Fundamentalisms Face-to-face as the Dhammadīpa concept is re-affirmed in Sri Lanka

Michael Roberts, 15 March 2012

There are many forces promoting the campaign to haul the Sri Lankan government – and implicitly Sri Lankan society – before the coals through a condemnatory resolution at the UNHCR sessions in Geneva this month. That big power interests (inclusive of their manifest double standards) power this drive is undoubted. That the Sri Lankan governmental agencies over the years 1977-2012 have much to answer for is also clear – though WHO should administer such a process of monitoring and/or accusation, and how practical & useful such a project would be, is far from clear in my mind.

Apart from Tamils seeking vengeance, in my reading it is equally evident that strands of secular fundamentalism centred in INGOs, Western political moralists and Tamil and Sri Lankan activists have also inspired such moves. It is therefore significant and the counter-propaganda mounted by GoSL and other interest groups in Sri Lanka and abroad should include a re-affirmation of the Dhammadīpa concept by a body of bhikkhu activists during their public demonstration of opposition to the resolution under debate.

This idea has a long and venerable history, though it is also tainted with extremism at certain moments in past time. Here, however, as the banner on display indicates, it is explicitly allied with an image of small people and small societies being threatened by big people in the form of Western imperialism. That point is not without some validity of course.

Ideally these charges should not preclude some introspection among the religious practitioners who press this complaint. But, then, this request can also be placed before the human rights activists in the West. Having seen the Australian branch of the International Commission of Jurists, Gordon Weiss and others in operation in Australia I think such an expectation is fanciful. The problem with fundamentalism, whether secular or religious, is its one-sided tunnel-vision.
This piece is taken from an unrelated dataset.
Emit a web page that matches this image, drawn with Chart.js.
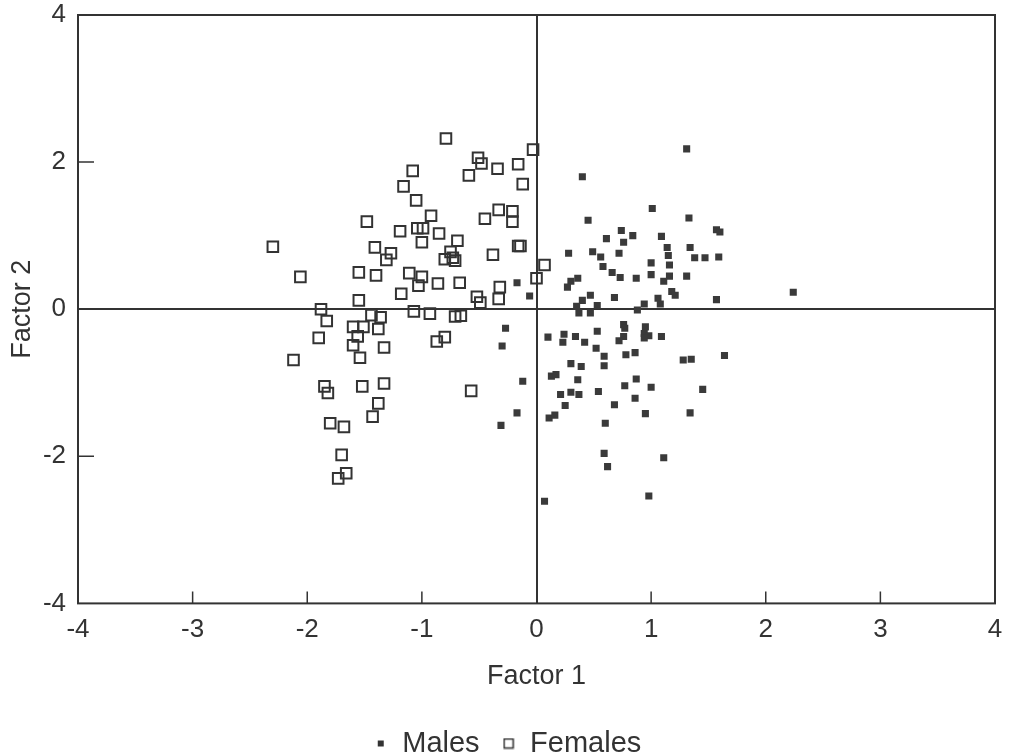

Introspective and critical reflections on its range of premises are rarely pursued.

RESTRICTED BIBLIOGRAPHY

Kitsiri Malalgoda 1970 “Millennialism in Relation to Buddhism,” Comparative Studies in Society and History 12: 434-41.

Bardwell L. Smith (ed.), Religion and the Legitimation of Power in Sri Lanka, Chambersburg: Anima books, 1978.

Michael Roberts, Sinhala Consciousness in the Kandyan Period, 1590s-1815, Colombo: Vijitha Yapa Publications, 2004.

S. J. Tambiah, Buddhism Betrayed? Religion, Politics and Violence in Sri Lanka, University of Chicago Press, 1992.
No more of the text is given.